We purchased our own equipment relatively early in the process of learning how to SCUBA dive - shortly after getting our open water certification, thanks in large part to a nice tax rebate. For the most part we’ve been very happy with our purchases and I feel like it’s made us much more comfortable when we’re underwater. One of the key components of diving is a dive computer. The most basic dive computers tell you your depth and warn you if you’re ascending too fast or are going to need a decompression stop somewhere along the way. More advanced computers replace your entire diving console and provide a compass and wireless integration of you and your buddy’s pressure gauge. Yeah, we went for that kind of over the top dive computer and bought the Uwatec Galileo Luna.

Uwatec/ScubaPro Galileo Luna Hoseless Air Integrated Dive Computer

Uwatec/ScubaPro Galileo Luna Hoseless Air Integrated Dive Computer

I’ll be the first to admit that this probably wasn’t the wisest of ideas. I spent two weeks researching $55 gel pads for my standing desk and here we just decided to drop $2000 on a couple of dive computers thanks to thirty minutes at our local dive shop. We’ve been completely thrilled with them under water. Where we’ve had more problems is getting data out of them above water. More advanced computers also take periodic samplings of your depth, remaining air, water temperature, etc. You can use this data to reconstruct a dive profile in a way that much richer than what normally appears in your dive log.

Screenshot of jTrak - Does it feel like it's 1999?

Screenshot of jTrak - Does it feel like it’s 1999?

Getting this data off your computer isn’t trivial. Dive computers are expensive for a couple of reasons: they’re produced in relatively low volumes, they often license patented algorithms for estimating your air consumption and remaining bottom time, and, of course, they need to be waterproof. This means that you can’t just drop a USB port on the outside of the case. Nor can you just put a USB port under a rubber flap. At 30 meters you’re facing about 400kPa of pressure - four times the pressure at the surface. Water will find a way in. If it gets in the salt will corrode everything and it will die. Thus, dive computers tend to be very well sealed and make even trivial things like changing the battery a process that requires tools and new grease for the O-rings.

There really isn’t a standard interface to these devices. It seems as though a lot of devices, such as the Mares puck computers, have corrosion resistant metallic contacts that connect to a USB controller with an FTDI USB→Serial chip in it.
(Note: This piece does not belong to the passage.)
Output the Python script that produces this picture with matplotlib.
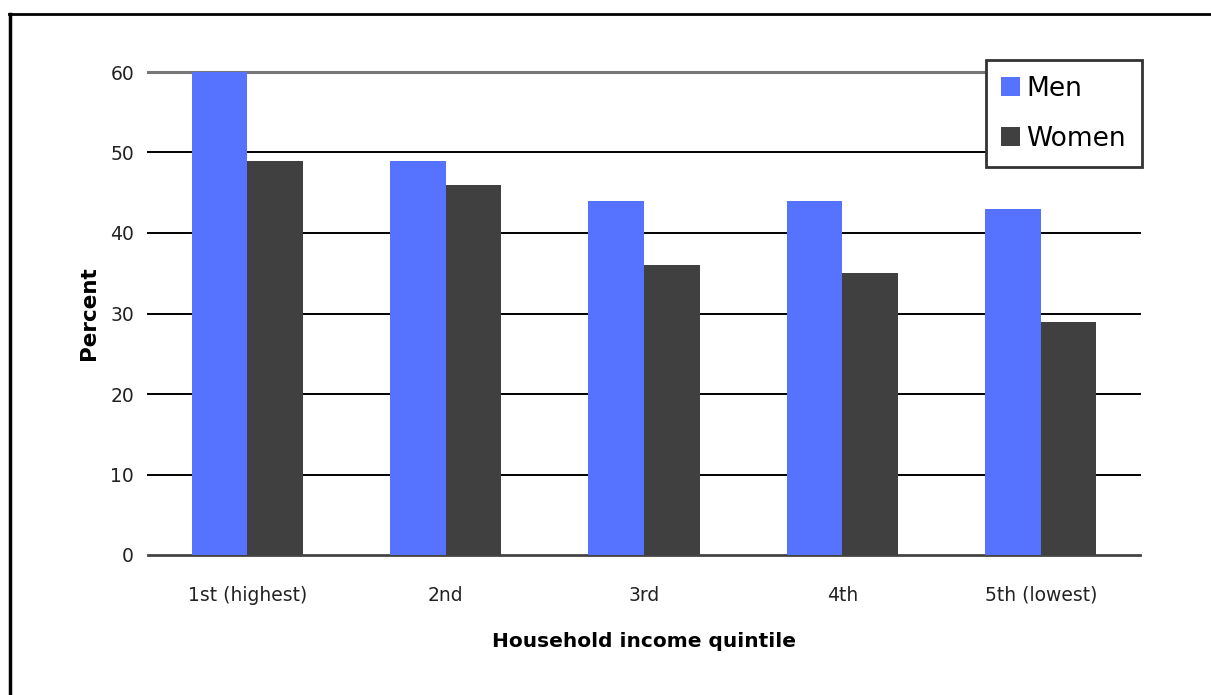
import numpy as np
import matplotlib.pyplot as plt
from matplotlib.lines import Line2D

# Data
quintiles = ['1st (highest)', '2nd', '3rd', '4th', '5th (lowest)']
men = [60, 49, 44, 44, 43]
women = [49, 46, 36, 35, 29]
yticks = [0, 10, 20, 30, 40, 50, 60]

plt.rcParams['font.family'] = ['DejaVu Sans']

fig = plt.figure(figsize=(12.11, 6.95), dpi=100)
ax = fig.add_axes([148/1211, 1 - 555/695, (1140 - 148)/1211, (555 - 72)/695])

x = np.arange(len(quintiles))
w = 0.28
ax.bar(x - w/2, men, w, color='#5573ff', label='Men', zorder=3)
ax.bar(x + w/2, women, w, color='#404040', label='Women', zorder=3)

ax.set_xlim(-0.5, len(quintiles) - 0.5)
ax.set_ylim(0, 60)
ax.set_yticks(yticks)
ax.set_xticks(x)
ax.set_xticklabels(quintiles)
ax.tick_params(axis='y', length=0, pad=10, labelsize=13.5, labelcolor='#222222')
ax.tick_params(axis='x', length=0, pad=22, labelsize=13.5, labelcolor='#222222')

ax.yaxis.grid(True, color='black', linewidth=1.4, zorder=0)
gl = ax.get_ygridlines()
for g in gl:
    g.set_clip_on(False)
gl[-1].set_color('#777777')
gl[-1].set_linewidth(2.2)
gl[0].set_color('#444444')
gl[0].set_linewidth(2)

for s in ax.spines.values():
    s.set_visible(False)

ax.set_ylabel('Percent', fontsize=15.5, fontweight='bold', labelpad=8)
ax.set_xlabel('Household income quintile', fontsize=14.5, fontweight='bold', labelpad=20)

leg = ax.legend(loc='upper right', bbox_to_anchor=(1.002, 1.025), fontsize=19,
                frameon=True, fancybox=False, framealpha=1, handlelength=0.7, handleheight=0.7,
                handletextpad=0.25, borderpad=0.6, labelspacing=0.9, borderaxespad=0)
leg.get_frame().set_edgecolor('#333333')
leg.get_frame().set_linewidth(2)
leg.set_zorder(5)

# frame lines at top and left of the picture
fig.add_artist(Line2D([9/1211, 1], [1 - 14/695, 1 - 14/695], color='black', linewidth=2))
fig.add_artist(Line2D([10/1211, 10/1211], [0, 1 - 14/695], color='black', linewidth=2.5))

fig.savefig('out.png', dpi=100, facecolor='white')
However, the Uwatec Galileo decided to be more advanced and use what I’m sure was the hip protocol at the time: IrDA.

Now, in case you missed it, IrDA was all the rage in the 1990’s and early 2000’s. Every laptop seemed to ship with an IrDA port built in. You could use it to synchronized data with your Palm or Handspring in the late 1990’s. Once cell phones were more common you could even tether your laptop to your cell phone and get very slow data. In the pre-wifi, pre-edge days this was pretty hot stuff. “Was” being the key word. Hot stuff being around the speed of the 28.8k modem that I used when back in 1994.

You can still find devices that use IrDA, most notably a lot of the heart rate monitors from Polar, but for the most part the technology is from about 10 years ago. This also means that you’re dealing with the headaches of 10 years ago, including the near total lack of Mac support for devices. Those that do support the Mac often only support the PPC Mac and never really fully supported it anyway. Did I mention that MacOS X doesn’t even have full support for IrDA? Just try opening up a socket using AF_INET. It doesn’t exist. Ughh. This was going to be a great adventure.

Setting Baseline Expectations

My first naive attempts were to hack an IrDA driver into the framework of libdivecomputer. There was already support for IrDA dive computers under Windows and Linux, and I had confirmed that they worked just fine with my my computer, how hard could it be? The answer is a lot more complicated than I thought. The first step was to find an IrDA dongle that even worked with Mac OS X. I ordered a couple of cheap ones off eBay and had no luck. I read a few comments from folks saying that the official Uwatec USB->IrDA devices worked with JTrak on Mac OS X, however the official dongles about $70 and JTrak is a bit less than what I’m looking for in a dive logging software. Fortunately, I was able to find another device that looked nearly identical from the outside - the IRJoy USB 2.0 USB IrDA adapter for $30. When this guy arrived a quick scan showed that it was the exact same hardware as the official Uwatec dongle - both were based on the MosChip 7780 chipset.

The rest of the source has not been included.